* WHAT THE TASK ASKS: Write the data below out exactly as it stands. Do not include the pictures.

# start of DATASET CONTENT

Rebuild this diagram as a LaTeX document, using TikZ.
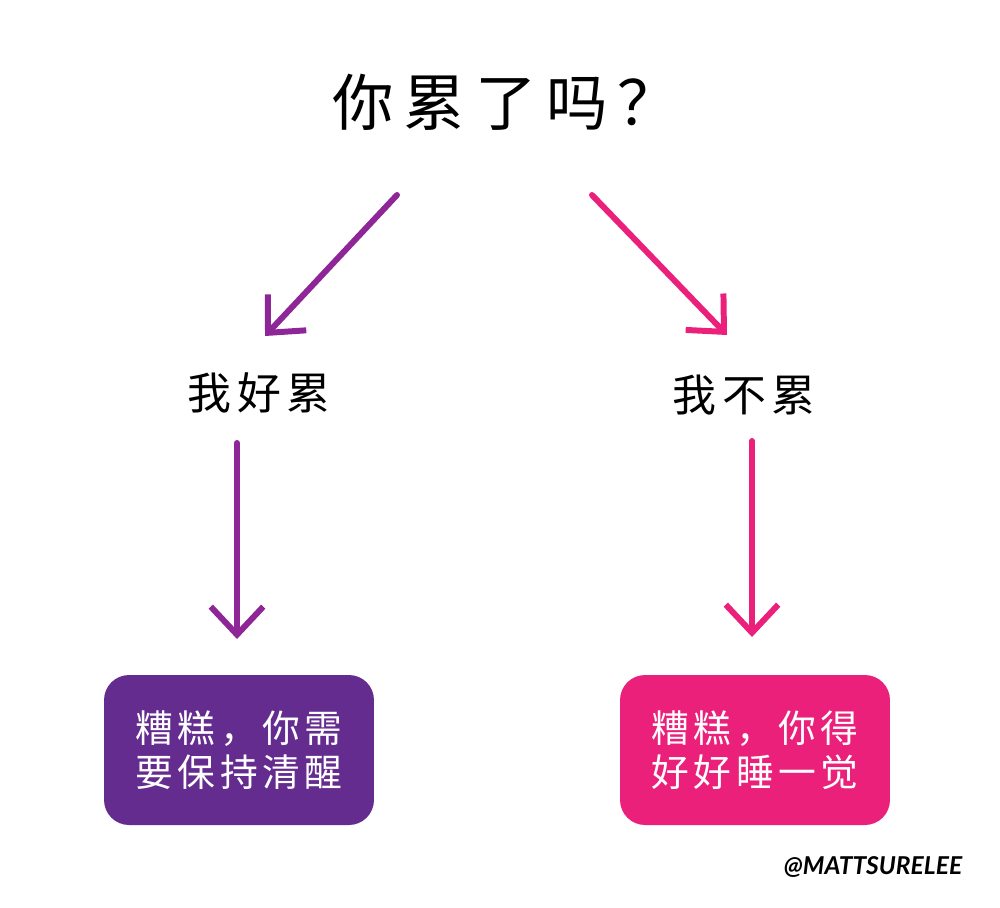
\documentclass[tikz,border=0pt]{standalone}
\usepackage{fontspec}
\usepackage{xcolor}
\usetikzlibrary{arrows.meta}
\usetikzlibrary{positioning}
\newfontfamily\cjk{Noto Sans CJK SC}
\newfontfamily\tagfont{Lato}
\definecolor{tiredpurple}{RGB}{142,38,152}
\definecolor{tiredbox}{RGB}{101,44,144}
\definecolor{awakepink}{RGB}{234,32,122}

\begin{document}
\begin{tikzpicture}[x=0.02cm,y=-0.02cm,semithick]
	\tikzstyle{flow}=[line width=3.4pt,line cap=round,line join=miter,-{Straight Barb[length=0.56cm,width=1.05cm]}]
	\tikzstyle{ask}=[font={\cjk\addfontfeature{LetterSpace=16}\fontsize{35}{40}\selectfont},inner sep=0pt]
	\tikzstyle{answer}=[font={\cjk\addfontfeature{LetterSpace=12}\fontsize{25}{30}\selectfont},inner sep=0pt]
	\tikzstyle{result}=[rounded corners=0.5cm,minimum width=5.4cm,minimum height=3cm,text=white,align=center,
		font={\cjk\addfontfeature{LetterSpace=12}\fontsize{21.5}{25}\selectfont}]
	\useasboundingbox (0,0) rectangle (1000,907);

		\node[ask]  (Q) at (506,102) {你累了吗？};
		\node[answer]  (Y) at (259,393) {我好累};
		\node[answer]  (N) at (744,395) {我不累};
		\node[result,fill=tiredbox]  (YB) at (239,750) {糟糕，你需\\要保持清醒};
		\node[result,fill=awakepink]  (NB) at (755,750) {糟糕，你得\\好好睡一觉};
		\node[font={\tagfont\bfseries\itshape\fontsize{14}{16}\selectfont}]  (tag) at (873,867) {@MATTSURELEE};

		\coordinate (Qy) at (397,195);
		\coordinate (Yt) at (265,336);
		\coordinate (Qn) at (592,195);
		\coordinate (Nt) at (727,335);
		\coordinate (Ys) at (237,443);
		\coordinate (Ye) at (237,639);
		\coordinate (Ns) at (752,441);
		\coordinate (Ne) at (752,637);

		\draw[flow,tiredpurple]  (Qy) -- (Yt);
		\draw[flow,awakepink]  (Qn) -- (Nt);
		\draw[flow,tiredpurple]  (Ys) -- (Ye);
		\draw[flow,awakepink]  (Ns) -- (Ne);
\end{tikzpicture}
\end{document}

# end of DATASET CONTENT

* ANSWER IN FULL:
Rebuild this diagram as a LaTeX document, using TikZ.
\documentclass[tikz,border=0pt]{standalone}
\usepackage{fontspec}
\usepackage{xcolor}
\usetikzlibrary{arrows.meta}
\usetikzlibrary{positioning}
\newfontfamily\cjk{Noto Sans CJK SC}
\newfontfamily\tagfont{Lato}
\definecolor{tiredpurple}{RGB}{142,38,152}
\definecolor{tiredbox}{RGB}{101,44,144}
\definecolor{awakepink}{RGB}{234,32,122}

\begin{document}
\begin{tikzpicture}[x=0.02cm,y=-0.02cm,semithick]
	\tikzstyle{flow}=[line width=3.4pt,line cap=round,line join=miter,-{Straight Barb[length=0.56cm,width=1.05cm]}]
	\tikzstyle{ask}=[font={\cjk\addfontfeature{LetterSpace=16}\fontsize{35}{40}\selectfont},inner sep=0pt]
	\tikzstyle{answer}=[font={\cjk\addfontfeature{LetterSpace=12}\fontsize{25}{30}\selectfont},inner sep=0pt]
	\tikzstyle{result}=[rounded corners=0.5cm,minimum width=5.4cm,minimum height=3cm,text=white,align=center,
		font={\cjk\addfontfeature{LetterSpace=12}\fontsize{21.5}{25}\selectfont}]
	\useasboundingbox (0,0) rectangle (1000,907);

		\node[ask]  (Q) at (506,102) {你累了吗？};
		\node[answer]  (Y) at (259,393) {我好累};
		\node[answer]  (N) at (744,395) {我不累};
		\node[result,fill=tiredbox]  (YB) at (239,750) {糟糕，你需\\要保持清醒};
		\node[result,fill=awakepink]  (NB) at (755,750) {糟糕，你得\\好好睡一觉};
		\node[font={\tagfont\bfseries\itshape\fontsize{14}{16}\selectfont}]  (tag) at (873,867) {@MATTSURELEE};

		\coordinate (Qy) at (397,195);
		\coordinate (Yt) at (265,336);
		\coordinate (Qn) at (592,195);
		\coordinate (Nt) at (727,335);
		\coordinate (Ys) at (237,443);
		\coordinate (Ye) at (237,639);
		\coordinate (Ns) at (752,441);
		\coordinate (Ne) at (752,637);

		\draw[flow,tiredpurple]  (Qy) -- (Yt);
		\draw[flow,awakepink]  (Qn) -- (Nt);
		\draw[flow,tiredpurple]  (Ys) -- (Ye);
		\draw[flow,awakepink]  (Ns) -- (Ne);
\end{tikzpicture}
\end{document}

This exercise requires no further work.